§ Task description
The material below holds pictures; leave them out and reproduce exactly the lines from the one with "Reproduce this chart with D3.js." through the one with "0.7, 0.8, 0.9];", inclusive.

§ Entries shown

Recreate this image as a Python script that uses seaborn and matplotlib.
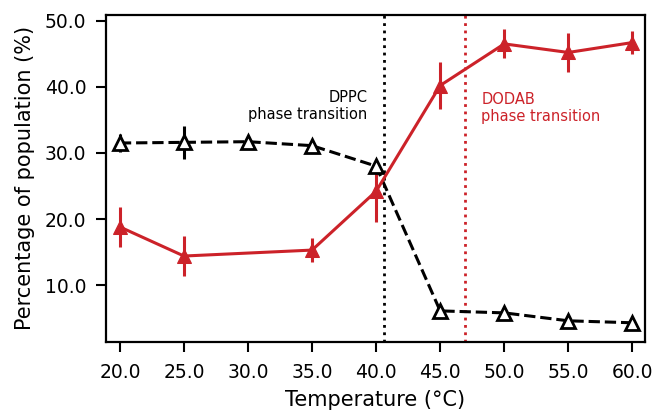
import numpy as np
import pandas as pd
import seaborn as sns
import matplotlib.pyplot as plt
from matplotlib.ticker import FormatStrFormatter

# data
temp_dppc = [20, 25, 30, 35, 40, 45, 50, 55, 60]
pop_dppc = [31.5, 31.6, 31.7, 31.1, 28.0, 6.1, 5.8, 4.6, 4.3]
err_dppc = [1.4, 2.5, 0.8, 0.6, 0.8, 0.5, 0.4, 0.5, 0.4]

temp_dodab = [20, 25, 35, 40, 45, 50, 55, 60]
pop_dodab = [18.8, 14.4, 15.3, 24.2, 40.2, 46.5, 45.2, 46.7]
err_dodab = [3.0, 3.0, 1.8, 4.6, 3.5, 2.2, 3.0, 1.8]

dppc_tm = 40.6
dodab_tm = 46.9

red = '#cc2229'

sns.set_style('ticks')
plt.rcParams['font.family'] = ['DejaVu Sans']

fig, ax = plt.subplots(figsize=(6.53, 4.11), dpi=100)

df_a = pd.DataFrame({'T': temp_dppc, 'P': pop_dppc})
df_b = pd.DataFrame({'T': temp_dodab, 'P': pop_dodab})

ax.errorbar(temp_dppc, pop_dppc, yerr=err_dppc, fmt='none', ecolor='black', elinewidth=2.2, zorder=2)
ax.errorbar(temp_dodab, pop_dodab, yerr=err_dodab, fmt='none', ecolor=red, elinewidth=2.2, zorder=2)

sns.lineplot(data=df_a, x='T', y='P', ax=ax, color='black', linestyle='--', linewidth=2.2,
             marker='^', markersize=10, markerfacecolor='white', markeredgecolor='black',
             markeredgewidth=2, zorder=3)
sns.lineplot(data=df_b, x='T', y='P', ax=ax, color=red, linewidth=2.2,
             marker='^', markersize=10, markerfacecolor=red, markeredgecolor=red, zorder=4)

ax.axvline(dppc_tm, color='black', linestyle=':', linewidth=2, zorder=1)
ax.axvline(dodab_tm, color=red, linestyle=':', linewidth=2, zorder=1)

ax.text(dppc_tm - 1.3, 37.1, 'DPPC\nphase transition', ha='right', va='center',
        fontsize=10.5, color='black', linespacing=1.2)
ax.text(dodab_tm + 1.3, 36.8, 'DODAB\nphase transition', ha='left', va='center',
        fontsize=10.5, color=red, linespacing=1.2)

ax.set_xlim(18.9, 61.0)
ax.set_ylim(1.4, 50.9)
ax.set_xticks(np.arange(20, 61, 5))
ax.set_yticks(np.arange(10, 51, 10))
ax.xaxis.set_major_formatter(FormatStrFormatter('%.1f'))
ax.yaxis.set_major_formatter(FormatStrFormatter('%.1f'))
ax.tick_params(labelsize=13.5, width=1.5, length=7, color='black', labelcolor='black')
ax.tick_params(axis='x', pad=8)
ax.tick_params(axis='y', pad=7)
for s in ax.spines.values():
    s.set_linewidth(1.6)
    s.set_color('black')

ax.set_xlabel('Temperature (°C)', fontsize=15, color='black', labelpad=6)
ax.set_ylabel('Percentage of population (%)', fontsize=15, color='black', labelpad=7)

plt.subplots_adjust(left=0.162, right=0.988, top=0.964, bottom=0.168)
plt.savefig('out.png', dpi=100)
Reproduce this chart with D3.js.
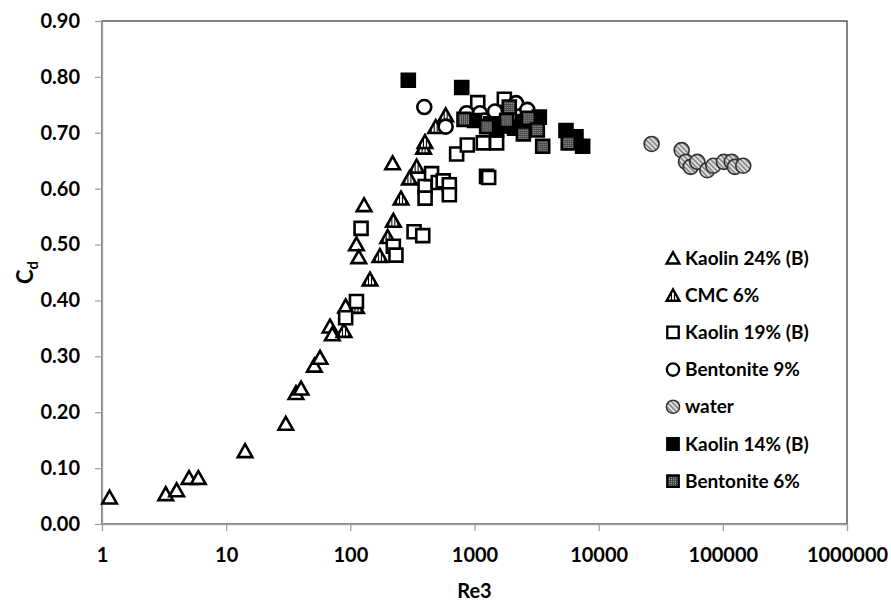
<!DOCTYPE html>
<html>
<head>
<meta charset="utf-8">
<script src="https://cdn.jsdelivr.net/npm/d3@7"></script>
<style>
  html, body { margin: 0; padding: 0; background: #fff; }
  svg { display: block; font-family: Lato, "Liberation Sans", sans-serif; font-weight: 700; }
</style>
</head>
<body>
<svg id="chart" width="891" height="601"></svg>
<script>
// Discharge coefficient Cd versus Reynolds number Re3, per fluid
const kaolin24 = [[1.15,0.048],[3.26,0.054],[3.99,0.061],[5.02,0.083],[5.97,0.083],[14.2,0.131],
  [30.2,0.180],[36.5,0.235],[40.1,0.243],[51.3,0.284],[57,0.298],[68.6,0.354],[71.6,0.340],
  [91.7,0.390],[112,0.501],[117,0.478],[129,0.571],[219,0.646]];
const cmc6 = [[88.9,0.346],[112,0.389],[144,0.438],[173,0.480],[200,0.514],[222,0.543],[256,0.583],
  [299,0.619],[342,0.640],[389,0.674],[399,0.684],[487,0.711],[586,0.732]];
const kaolin19 = [[91.7,0.369],[112,0.398],[122,0.529],[222,0.497],[233,0.481],[326,0.523],[383,0.516],
  [400,0.604],[400,0.583],[451,0.627],[511,0.611],[560,0.614],[627,0.607],[627,0.589],[718,0.662],
  [875,0.678],[1062,0.754],[1178,0.682],[1250,0.622],[1300,0.620],[1507,0.682],[1739,0.760]];
const bentonite9 = [[394,0.746],[586,0.711],[865,0.735],[1107,0.735],[1200,0.722],[1462,0.738],
  [1900,0.728],[2160,0.753],[2662,0.741]];
const water = [[26700,0.680],[46600,0.669],[50500,0.648],[55100,0.639],[62300,0.648],[75000,0.633],
  [83800,0.641],[102000,0.648],[118000,0.648],[125000,0.639],[146000,0.641]];
const kaolin14 = [[293,0.794],[789,0.781],[1000,0.722],[1350,0.716],[1507,0.705],[1750,0.712],
  [2100,0.708],[2500,0.720],[3326,0.728],[5454,0.704],[6564,0.693],[7431,0.676]];
const bentonite6 = [[823,0.724],[1253,0.711],[1815,0.722],[1906,0.746],[2474,0.698],[2714,0.726],
  [3206,0.705],[3541,0.676],[5690,0.682]];

const seriesNames = ["Kaolin 24% (B)", "CMC 6%", "Kaolin 19% (B)", "Bentonite 9%", "water", "Kaolin 14% (B)", "Bentonite 6%"];
const xTicks = [1, 10, 100, 1000, 10000, 100000, 1000000];
const yTicks = [0, 0.1, 0.2, 0.3, 0.4, 0.5, 0.6, 0.7, 0.8, 0.9];

const svg = d3.select("#chart");
const x = d3.scaleLog().domain([1, 1e6]).range([102, 847]);
const y = d3.scaleLinear().domain([0, 0.9]).range([524, 21]);

// fill patterns for the textured markers
const defs = svg.append("defs");
const vl = defs.append("pattern").attr("id", "vlines").attr("patternUnits", "userSpaceOnUse")
  .attr("width", 3).attr("height", 3);
vl.append("rect").attr("width", 3).attr("height", 3).attr("fill", "#fff");
vl.append("line").attr("x1", 1.5).attr("x2", 1.5).attr("y1", 0).attr("y2", 3)
  .attr("stroke", "#000").attr("stroke-width", 1.1);

const wh = defs.append("pattern").attr("id", "diag").attr("patternUnits", "userSpaceOnUse")
  .attr("width", 3.5).attr("height", 3.5).attr("patternTransform", "rotate(45)");
wh.append("rect").attr("width", 3.5).attr("height", 3.5).attr("fill", "#e0e0e0");
wh.append("line").attr("x1", 0).attr("x2", 3.5).attr("y1", 1).attr("y2", 1)
  .attr("stroke", "#777").attr("stroke-width", 1.4);

const dt = defs.append("pattern").attr("id", "dots").attr("patternUnits", "userSpaceOnUse")
  .attr("width", 2).attr("height", 2);
dt.append("rect").attr("width", 2).attr("height", 2).attr("fill", "#454545");
dt.append("rect").attr("width", 1).attr("height", 1).attr("fill", "#a8a8a8");

// marker shapes
const tri = s => `M0,${-s * 0.47}L${s * 0.52},${s * 0.45}L${-s * 0.52},${s * 0.45}Z`;
const sq = s => `M${-s / 2},${-s / 2}h${s}v${s}h${-s}Z`;
const circ = s => d3.symbol(d3.symbolCircle, Math.PI * (s / 2) * (s / 2))();

const styles = [
  { data: kaolin24,  shape: tri,  size: 14, fill: "#fff",          stroke: "#000", sw: 2.6 },
  { data: cmc6,      shape: tri,  size: 14, fill: "url(#vlines)",  stroke: "#000", sw: 2.6 },
  { data: kaolin19,  shape: sq,   size: 13, fill: "#fff",          stroke: "#000", sw: 2.6 },
  { data: bentonite9,shape: circ, size: 14, fill: "#fff",          stroke: "#000", sw: 2.6 },
  { data: water,     shape: circ, size: 15, fill: "url(#diag)",    stroke: "#333", sw: 1.6 },
  { data: kaolin14,  shape: sq,   size: 13, fill: "#000",          stroke: "#000", sw: 2.6 },
  { data: bentonite6,shape: sq,   size: 13, fill: "url(#dots)",    stroke: "#000", sw: 2.6 }
];

// plot frame
svg.append("rect").attr("x", x.range()[0]).attr("y", y.range()[1])
  .attr("width", x.range()[1] - x.range()[0]).attr("height", y.range()[0] - y.range()[1])
  .attr("fill", "none").attr("stroke", "#404040").attr("stroke-width", 1.3);

// axes
const yAxis = svg.append("g").attr("transform", `translate(${x.range()[0]},0)`)
  .call(d3.axisLeft(y).tickValues(yTicks).tickFormat(d3.format(".2f")).tickSize(7).tickPadding(15).tickSizeOuter(0));
const xAxis = svg.append("g").attr("transform", `translate(0,${y.range()[0]})`)
  .call(d3.axisBottom(x).tickValues(xTicks).tickFormat(d3.format("d")).tickSize(7).tickPadding(17).tickSizeOuter(0));
[yAxis, xAxis].forEach(g => {
  g.select(".domain").attr("stroke", "#a0a0a0").attr("stroke-width", 1.3);
  g.selectAll(".tick line").attr("stroke", "#a0a0a0").attr("stroke-width", 1.3);
  g.selectAll(".tick text").attr("fill", "#000").style("font-size", "20px").style("font-weight", 700)
    .style("font-family", "Lato, sans-serif");
});

// axis titles
svg.append("text").attr("x", (x.range()[0] + x.range()[1]) / 2).attr("y", 598)
  .attr("text-anchor", "middle").style("font-size", "20px").text("Re3");
const yt = svg.append("text").attr("transform", `translate(33,${(y.range()[0] + y.range()[1]) / 2}) rotate(-90)`)
  .attr("text-anchor", "middle").style("font-size", "22px");
yt.append("tspan").text("C");
yt.append("tspan").attr("dy", 5).style("font-size", "15px").text("d");

// data markers, drawn series by series
styles.forEach(st => {
  svg.append("g").selectAll("path").data(st.data).join("path")
    .attr("transform", d => `translate(${x(d[0])},${y(d[1])})`)
    .attr("d", st.shape(st.size))
    .attr("fill", st.fill).attr("stroke", st.stroke).attr("stroke-width", st.sw)
    .attr("stroke-linejoin", "miter");
});

// legend
const lg = svg.append("g").attr("transform", "translate(673,258)");
styles.forEach((st, i) => {
  const row = lg.append("g").attr("transform", `translate(0,${i * 37.2})`);
  row.append("path").attr("d", st.shape(st.size * 0.88))
    .attr("fill", st.fill).attr("stroke", st.stroke).attr("stroke-width", st.sw * 0.9);
  row.append("text").attr("x", 12).attr("y", 0).attr("dy", "0.35em")
    .style("font-size", "19px").text(seriesNames[i]);
});
</script>
</body>
</html>
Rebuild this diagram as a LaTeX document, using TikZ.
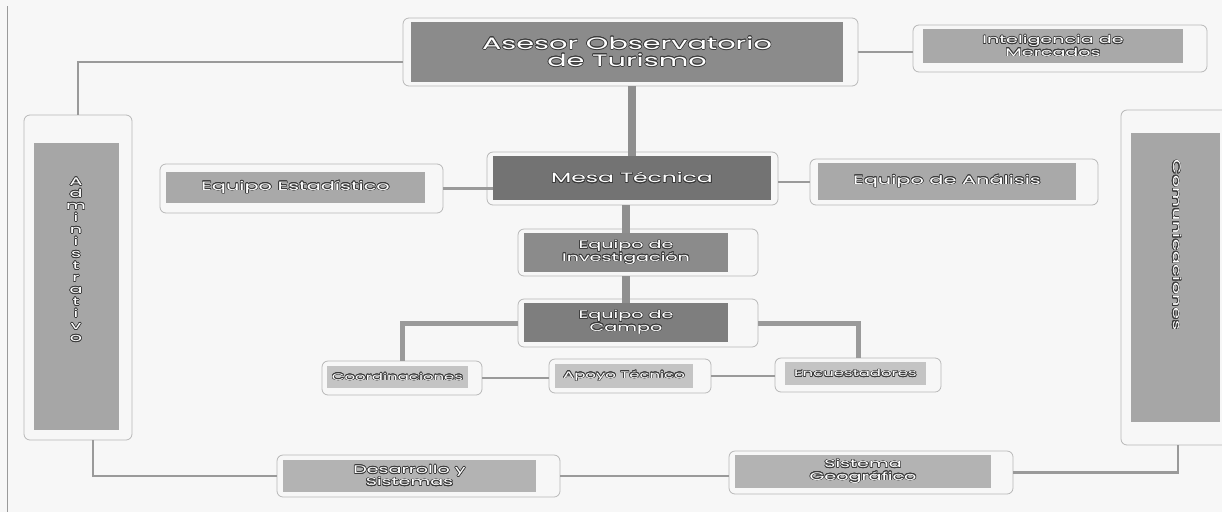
\documentclass[tikz,border=0pt]{standalone}
\usepackage{fontspec}
\setmainfont{Poppins}[FakeStretch=1.74]
\usepackage{contour}
\contourlength{0.6pt}
\usetikzlibrary{calc}
\definecolor{bgc}{HTML}{F7F7F7}
\definecolor{fdark}{HTML}{737373}
\definecolor{fmid}{HTML}{8B8B8B}
\definecolor{fcamp}{HTML}{7E7E7E}
\definecolor{flight}{HTML}{A9A9A9}
\definecolor{fpale}{HTML}{C4C4C4}
\definecolor{fside}{HTML}{A6A6A6}
\definecolor{fbot}{HTML}{B3B3B3}
\definecolor{linec}{HTML}{9A9A9A}
\definecolor{barc}{HTML}{8F8F8F}
\definecolor{framec}{HTML}{B8B8B8}
\definecolor{edgec}{HTML}{3A3A3A}
\newcommand\wtxt[1]{\contour{edgec}{#1}}
\begin{document}
\begin{tikzpicture}[x=1pt,y=-1pt,
  box/.style={rectangle, inner sep=0pt, text=white, align=center},
  frame/.style={rectangle, draw=framec, line width=0.8pt, rounded corners=6pt, inner sep=0pt},
  conn/.style={draw=linec, line width=2.6pt},
  branch/.style={draw=linec, line width=5pt},
  bar/.style={draw=barc, line width=8pt},
  big/.style={font=\fontsize{16.5}{17}\selectfont},
  mid/.style={font=\fontsize{13.5}{15}\selectfont},
  norm/.style={font=\fontsize{12}{13}\selectfont},
  small/.style={font=\fontsize{11}{12.5}\selectfont},
  tiny/.style={font=\fontsize{9.5}{10}\selectfont},
  side/.style={font=\fontsize{11}{12}\selectfont}]
\useasboundingbox (0,0) rectangle (1222,512);
\fill[bgc] (0,0) rectangle (1222,512);
\draw[linec, line width=0.8pt] (7,6) -- (7,512);

% frames
\node[frame, minimum width=455pt, minimum height=68pt] (asesorF) at (630.5,52) {};
\node[frame, minimum width=294pt, minimum height=47pt] (intelF) at (1060,48.5) {};
\node[frame, minimum width=291pt, minimum height=53pt] (mesaF) at (632.5,178.5) {};
\node[frame, minimum width=283pt, minimum height=49pt] (estadF) at (301.5,188.5) {};
\node[frame, minimum width=288pt, minimum height=46pt] (analF) at (954,182) {};
\node[frame, minimum width=240pt, minimum height=47pt] (invF) at (638,252.5) {};
\node[frame, minimum width=240pt, minimum height=48pt] (campoF) at (638,323) {};
\node[frame, minimum width=160pt, minimum height=34pt] (coordF) at (402,378) {};
\node[frame, minimum width=162pt, minimum height=34pt] (apoyoF) at (630,376) {};
\node[frame, minimum width=166pt, minimum height=34pt] (encuF) at (858,375) {};
\node[frame, minimum width=283pt, minimum height=42pt] (desaF) at (418.5,476) {};
\node[frame, minimum width=284pt, minimum height=43pt] (sistF) at (871,472.5) {};
\node[frame, minimum width=108pt, minimum height=325pt] (adminF) at (78,277.5) {};
\node[frame, minimum width=114pt, minimum height=335pt] (comuF) at (1178,277.5) {};

% boxes
\node[box, big, fill=fmid, minimum width=432pt, minimum height=60pt] (asesor) at (627,52) {\wtxt{Asesor Observatorio}\\\wtxt{de Turismo}};
\node[box, small, fill=flight, minimum width=260pt, minimum height=34pt] (intel) at (1053,46) {\wtxt{Inteligencia de}\\\wtxt{Mercados}};
\node[box, mid, fill=fdark, minimum width=278pt, minimum height=44pt] (mesa) at (632,178) {\wtxt{Mesa Técnica}};
\node[box, norm, fill=flight, minimum width=259pt, minimum height=31pt] (estad) at (295.5,187.5) {\wtxt{Equipo Estadístico}};
\node[box, norm, fill=flight, minimum width=258pt, minimum height=37pt] (anal) at (947,181.5) {\wtxt{Equipo de Análisis}};
\node[box, small, fill=fmid, minimum width=204pt, minimum height=39pt] (inv) at (626,252.5) {\wtxt{Equipo de}\\\wtxt{Investigación}};
\node[box, small, fill=fcamp, minimum width=204pt, minimum height=39pt] (campo) at (626,322.5) {\wtxt{Equipo de}\\\wtxt{Campo}};
\node[box, tiny, fill=fpale, minimum width=141pt, minimum height=22pt] (coord) at (397.5,377) {\wtxt{Coordinaciones}};
\node[box, tiny, fill=fpale, minimum width=138pt, minimum height=24pt] (apoyo) at (624,376) {\wtxt{Apoyo Técnico}};
\node[box, tiny, fill=fpale, minimum width=141pt, minimum height=23pt] (encu) at (855.5,373.5) {\wtxt{Encuestadores}};
\node[box, small, fill=fbot, minimum width=253pt, minimum height=32pt] (desa) at (409.5,476) {\wtxt{Desarrollo y}\\\wtxt{Sistemas}};
\node[box, small, fill=fbot, minimum width=256pt, minimum height=33pt] (sist) at (863,471.5) {\wtxt{Sistema}\\\wtxt{Geográfico}};
\node[box, fill=fside, minimum width=85pt, minimum height=287pt] (admin) at (76.5,286.5) {};
\node[box, fill=fside, minimum width=89pt, minimum height=289pt] (comu) at (1175.5,277.5) {};
\node[box, side] (admintext) at (76,260) {\wtxt{A}\\\wtxt{d}\\\wtxt{m}\\\wtxt{i}\\\wtxt{n}\\\wtxt{i}\\\wtxt{s}\\\wtxt{t}\\\wtxt{r}\\\wtxt{a}\\\wtxt{t}\\\wtxt{i}\\\wtxt{v}\\\wtxt{o}};
\node[box, side, rotate=-90] (comutext) at (1177,245) {\addfontfeature{LetterSpace=5}\wtxt{Comunicaciones}};

% connectors
\draw[conn] (asesor.east -| asesorF.east) -- (asesor.east -| intelF.west);
\draw[conn] ($(asesorF.west)+(0,10)$) -| (adminF.north);
\draw[bar] (mesa.north |- asesorF.south) -- (mesa.north);
\draw[conn] (estadF.east) -- (estadF.east -| mesa.west);
\draw[conn] (analF.west -| mesaF.east) -- (analF.west);
\draw[bar] (inv.north |- mesaF.south) -- (inv.north);
\draw[bar] (campo.north |- invF.south) -- (campo.north);
\draw[branch] (campoF.west) -| (coordF.north);
\draw[branch] (campoF.east) -| (encuF.north);
\draw[conn] (coordF.east) -- (coordF.east -| apoyoF.west);
\draw[conn] (apoyoF.east) -- (apoyoF.east -| encuF.west);
\draw[conn] ($(adminF.south)+(15,0)$) |- (desaF.west);
\draw[conn] (desaF.east) -- (desaF.east -| sistF.west);
\draw[conn] (sistF.east) -| (comuF.south);
\end{tikzpicture}
\end{document}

§ Solution to this problem
Reproduce this chart with D3.js.
<!DOCTYPE html>
<html>
<head>
<meta charset="utf-8">
<script src="https://cdn.jsdelivr.net/npm/d3@7"></script>
<style>
  html, body { margin: 0; padding: 0; background: #fff; }
  svg { display: block; font-family: Lato, "Liberation Sans", sans-serif; font-weight: 700; }
</style>
</head>
<body>
<svg id="chart" width="891" height="601"></svg>
<script>
// Discharge coefficient Cd versus Reynolds number Re3, per fluid
const kaolin24 = [[1.15,0.048],[3.26,0.054],[3.99,0.061],[5.02,0.083],[5.97,0.083],[14.2,0.131],
  [30.2,0.180],[36.5,0.235],[40.1,0.243],[51.3,0.284],[57,0.298],[68.6,0.354],[71.6,0.340],
  [91.7,0.390],[112,0.501],[117,0.478],[129,0.571],[219,0.646]];
const cmc6 = [[88.9,0.346],[112,0.389],[144,0.438],[173,0.480],[200,0.514],[222,0.543],[256,0.583],
  [299,0.619],[342,0.640],[389,0.674],[399,0.684],[487,0.711],[586,0.732]];
const kaolin19 = [[91.7,0.369],[112,0.398],[122,0.529],[222,0.497],[233,0.481],[326,0.523],[383,0.516],
  [400,0.604],[400,0.583],[451,0.627],[511,0.611],[560,0.614],[627,0.607],[627,0.589],[718,0.662],
  [875,0.678],[1062,0.754],[1178,0.682],[1250,0.622],[1300,0.620],[1507,0.682],[1739,0.760]];
const bentonite9 = [[394,0.746],[586,0.711],[865,0.735],[1107,0.735],[1200,0.722],[1462,0.738],
  [1900,0.728],[2160,0.753],[2662,0.741]];
const water = [[26700,0.680],[46600,0.669],[50500,0.648],[55100,0.639],[62300,0.648],[75000,0.633],
  [83800,0.641],[102000,0.648],[118000,0.648],[125000,0.639],[146000,0.641]];
const kaolin14 = [[293,0.794],[789,0.781],[1000,0.722],[1350,0.716],[1507,0.705],[1750,0.712],
  [2100,0.708],[2500,0.720],[3326,0.728],[5454,0.704],[6564,0.693],[7431,0.676]];
const bentonite6 = [[823,0.724],[1253,0.711],[1815,0.722],[1906,0.746],[2474,0.698],[2714,0.726],
  [3206,0.705],[3541,0.676],[5690,0.682]];

const seriesNames = ["Kaolin 24% (B)", "CMC 6%", "Kaolin 19% (B)", "Bentonite 9%", "water", "Kaolin 14% (B)", "Bentonite 6%"];
const xTicks = [1, 10, 100, 1000, 10000, 100000, 1000000];
const yTicks = [0, 0.1, 0.2, 0.3, 0.4, 0.5, 0.6, 0.7, 0.8, 0.9];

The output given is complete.